Boatwright keeps history afloat

by David Gunter
| August 4, 2011 9:00 PM

photo

Boatwright keeps history afloat 2

SAGLE - If you focused your attention solely on the hands doing the work, the rhythmic sliding motion and the curls of wood that fall gently to the shop floor with each forward stroke of the block plane could just as easily have been a scene from centuries past.

As Troy Weill smooths the trim on this hand-made boat, nautical history is being recreated with a few modern twists. His latest creation - the 12th to be rolled out of the woodcrafter's Classic Rowboat Company in the past few years - is a contemporary take on a vessel that has its origins among boats that once sailed the seas off of Scotland and Ireland.

"This would have been a working boat, originally, used for everything from getting from Point A to Point B to netting fish," Weill said as he lifted the plane and ran a thumb along the now softened edge of sapele wood near the bow. "It's called a Caledonia Yawl II, and it was designed by a guy named Iain Oughtred from the Isle of Skye of Scotland."

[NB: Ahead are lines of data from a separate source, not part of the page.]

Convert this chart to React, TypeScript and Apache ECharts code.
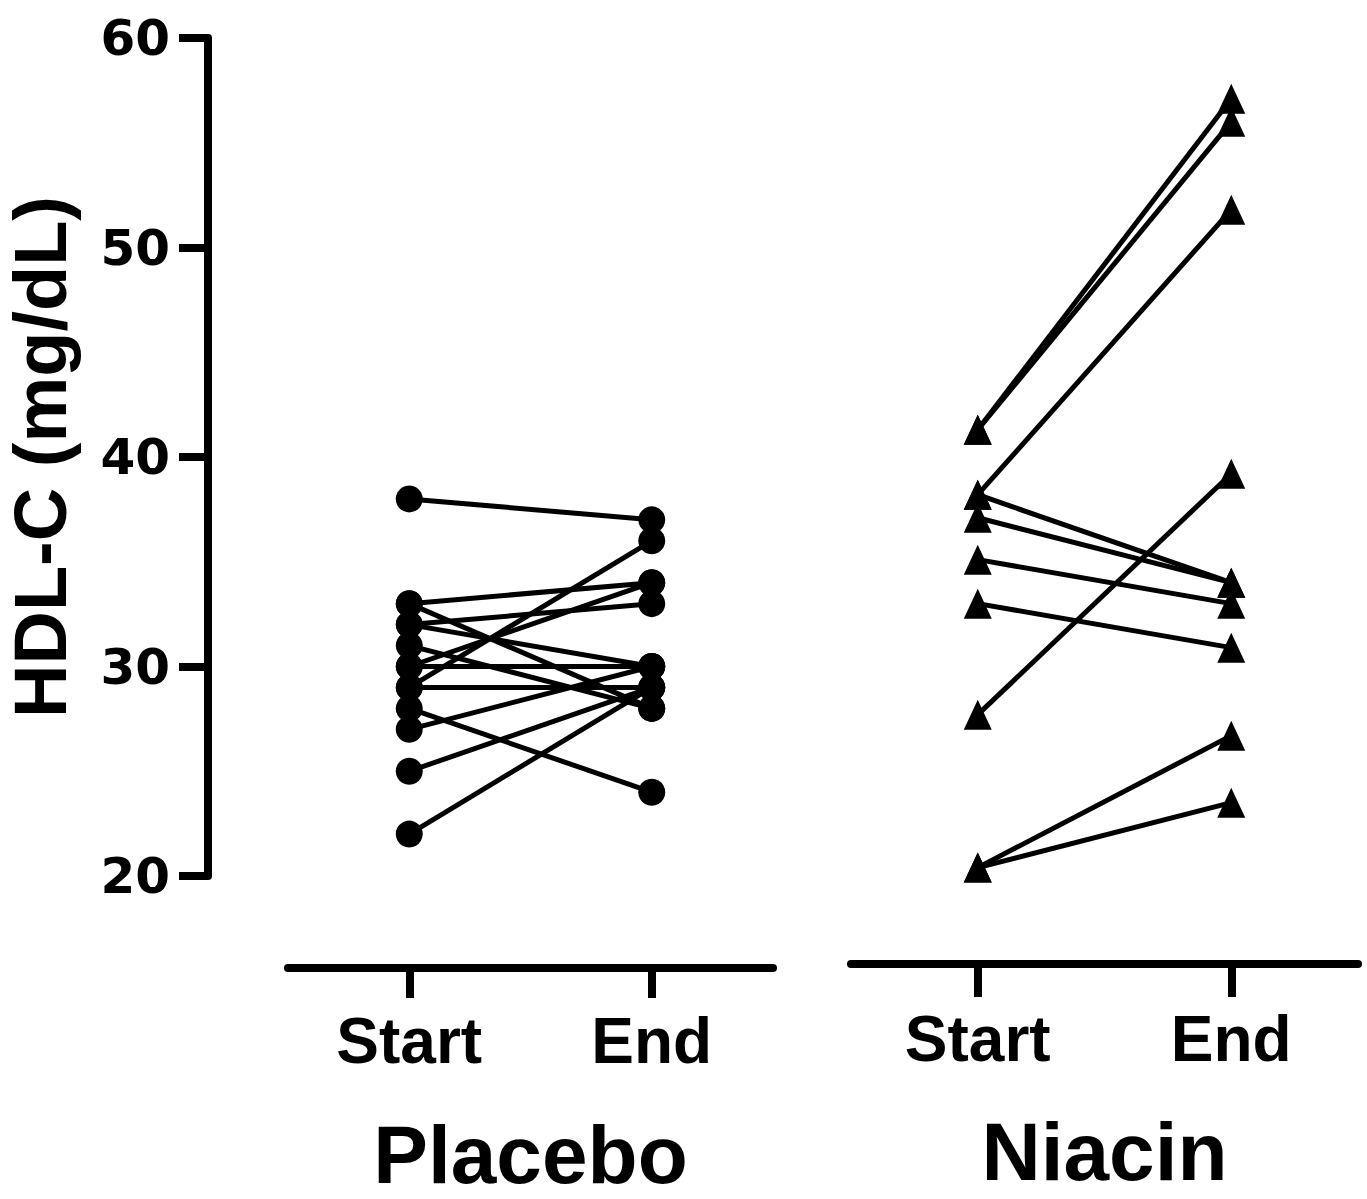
import React, { useEffect, useRef } from "react";
import * as echarts from "echarts";

// ---- Data ----
const timepoints = ["Start", "End"];
const groupNames = ["Placebo", "Niacin"];
const yTitle = "HDL-C (mg/dL)";
const yMin = 20;
const yMax = 60;
const yInterval = 10;

// Placebo subjects (paired Start -> End)
const placeboStart = [38, 33, 33, 32, 32, 31, 30, 30, 29, 29, 28, 27, 25, 22];
const placeboEnd = [37, 34, 28, 33, 30, 28, 30, 34, 36, 29, 24, 30, 29, 29];

// Niacin subjects (paired Start -> End)
const niacinStart = [41.3, 41.3, 38.2, 38.2, 37.1, 35.1, 33.0, 27.7, 20.4, 20.4];
const niacinEnd = [57.1, 56.0, 51.8, 34.0, 34.0, 33.0, 30.9, 39.2, 26.7, 23.5];

const BLACK = "#000000";
const SANS = "'Liberation Sans', Arial, Helvetica, sans-serif";

function makeXAxis(gridIndex: number, name: string, offset: number, nameGap: number, labelMargin: number, tickLen: number) {
  return {
    type: "category",
    gridIndex,
    data: timepoints,
    boundaryGap: true,
    offset,
    axisLine: { show: true, onZero: false, lineStyle: { color: BLACK, width: 8 } },
    axisTick: { show: true, alignWithLabel: true, length: tickLen, lineStyle: { color: BLACK, width: 8 } },
    axisLabel: {
      color: BLACK,
      fontSize: 64,
      fontWeight: "bold",
      fontFamily: SANS,
      margin: labelMargin,
    },
    splitLine: { show: false },
    name,
    nameLocation: "middle",
    nameGap,
    nameTextStyle: { color: BLACK, fontSize: 82, fontWeight: "bold", fontFamily: SANS },
  };
}

function pairSeries(starts: number[], ends: number[], axisIndex: number, symbol: string, symbolSize: any) {
  return starts.map((s, i) => ({
    type: "line",
    xAxisIndex: axisIndex,
    yAxisIndex: axisIndex,
    data: [s, ends[i]],
    symbol,
    symbolSize,
    showSymbol: true,
    lineStyle: { color: BLACK, width: 5 },
    itemStyle: { color: BLACK, borderWidth: 0 },
    emphasis: { disabled: true },
    silent: true,
  }));
}

export default function App() {
  const ref = useRef<HTMLDivElement>(null);

  useEffect(() => {
    document.body.style.margin = "0";
    if (!ref.current) return;
    const chart = echarts.init(ref.current, undefined, { renderer: "svg" });
    const option: any = {
      animation: false,
      backgroundColor: "#ffffff",
      grid: [
        { left: 288, top: 38, width: 485, height: 838, containLabel: false, outerBoundsMode: "none" },
        { left: 851, top: 38, width: 507, height: 838, containLabel: false, outerBoundsMode: "none" },
      ],
      xAxis: [
        makeXAxis(0, groupNames[0], 92, 145, 41, 30),
        makeXAxis(1, groupNames[1], 88, 146, 43, 33),
      ],
      yAxis: [
        {
          type: "value",
          gridIndex: 0,
          min: yMin,
          max: yMax,
          interval: yInterval,
          offset: 80,
          axisLine: { show: true, onZero: false, lineStyle: { color: BLACK, width: 8 } },
          axisTick: { show: true, length: 29, lineStyle: { color: BLACK, width: 8 } },
          splitLine: { show: false },
          axisLabel: {
            color: BLACK,
            fontSize: 50,
            fontWeight: "bold",
            fontFamily: "'DejaVu Sans', sans-serif",
            margin: 38,
          },
          name: yTitle,
          nameLocation: "middle",
          nameRotate: 90,
          nameGap: 131,
          nameTextStyle: { color: BLACK, fontSize: 74, fontWeight: "bold", fontFamily: SANS },
        },
        {
          type: "value",
          gridIndex: 1,
          min: yMin,
          max: yMax,
          interval: yInterval,
          show: false,
          splitLine: { show: false },
        },
      ],
      series: [
        ...pairSeries(placeboStart, placeboEnd, 0, "circle", 27),
        ...pairSeries(niacinStart, niacinEnd, 1, "triangle", [28, 30]),
      ],
    };
    chart.setOption(option);
    return () => chart.dispose();
  }, []);

  return (
    <div
      ref={ref}
      style={{ position: "absolute", left: 0, top: 0, width: 1367, height: 1199, background: "#fff" }}
    />
  );
}
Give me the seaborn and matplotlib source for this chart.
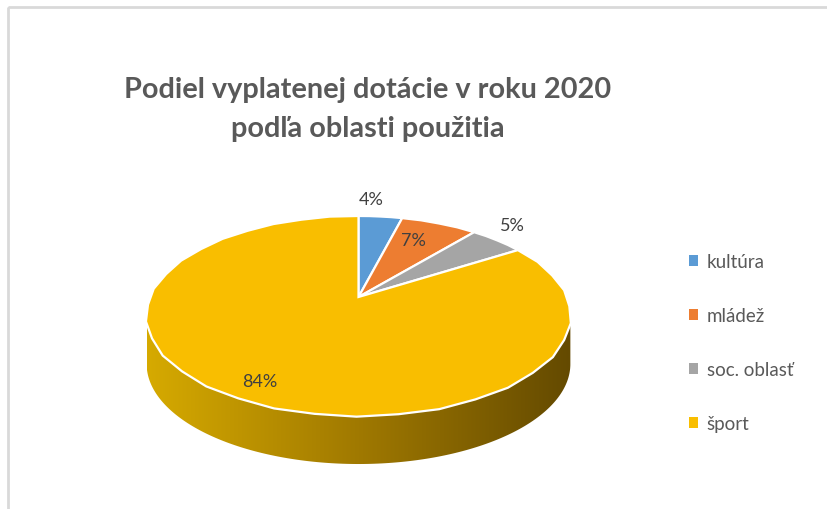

The two-masted boat measures a tad longer than 19 feet and uses overlapped planking for the rounded sides - a building technique that dates back to Viking times.

"The Norwegians came up with it and it worked so well for them that they managed to pillage the village for hundreds of years," Weill said.

Traditionally, the planks would have been held together with copper rivets. Even with the advantage of modern tools and adhesives, the builder pointed out, recreating what the ancient mariners first invented breeds new respect for the old ways of doing things.

"This is a traditional boat with modern building technologies," he said. "But it's still not easy to build a round-sided boat. What you end up with, though, is a superior craft."

The all-wood sailboat represents a departure for Weill, who mostly has set his hand to crafting exact replicas of classic rowboats such as the Whitehall "pulling boat" - a vessel that once served policemen, rum runners, postmen and freight haulers alike for nearly 100 years. Troy Weill comes by his interest in boats like the Whitehall honestly, since his father - noted mandolin and guitar builder Steve Weill - crafted about 25 of them starting in the late-1970s, using a mold that former Sandpoint businessman and boat enthusiast Frank Wright built from plans he found in a book about historic American watercraft.

The Whitehall replicas have a fiberglass hull, a construction technique the younger Weill planned to use for a 15-foot Lake Oswego boat, until those plans were temporarily disrupted by the client who stepped into his shop one day with a sheaf of papers under his arm.

"He came in, plopped down a set of plans and asked if I could build this yawl for him," he said.

"It's a relatively complex design, mainly because of the way it's fitted out," the builder continued, adding that the boat utilizes three sails called a gunter, a mizzen and a jib on its twin masts.

Weill stopped counting how much time he'd spent building the white oak framework, adding the Philippine mahogany planking and installing the African sapele wood trim, seats and floorboards when the job topped 600 hours. As the vessel took shape, the sails of his imagination already had been kissed by a fair wind and the craft was humming nicely along toward unexplored horizons.

"These boats have a life and that's half the thrill for me," he said. "It crosses my mind every hour: 'Where's it going to go? What's it going to be doing when it's finished?' When you build a boat, it's an adventure that you're creating."

Set for its maiden voyage later this month, the Caledonia Yawl II will barely be out of the shop before Weill starts work on the next project. Now that his name has begun to circulate in wooden boat circles, he's been getting calls about jobs that range from building more sailboats to restoring classic wooden-hulled powerboats.

His enduring passion, however, remains rooted in the sleek contours of vessels that have a long history on waters around the world.

"I prefer building classic boats," Weill said. "They've just got great lines - I think they're one of the most beautiful things a human can make with their hands."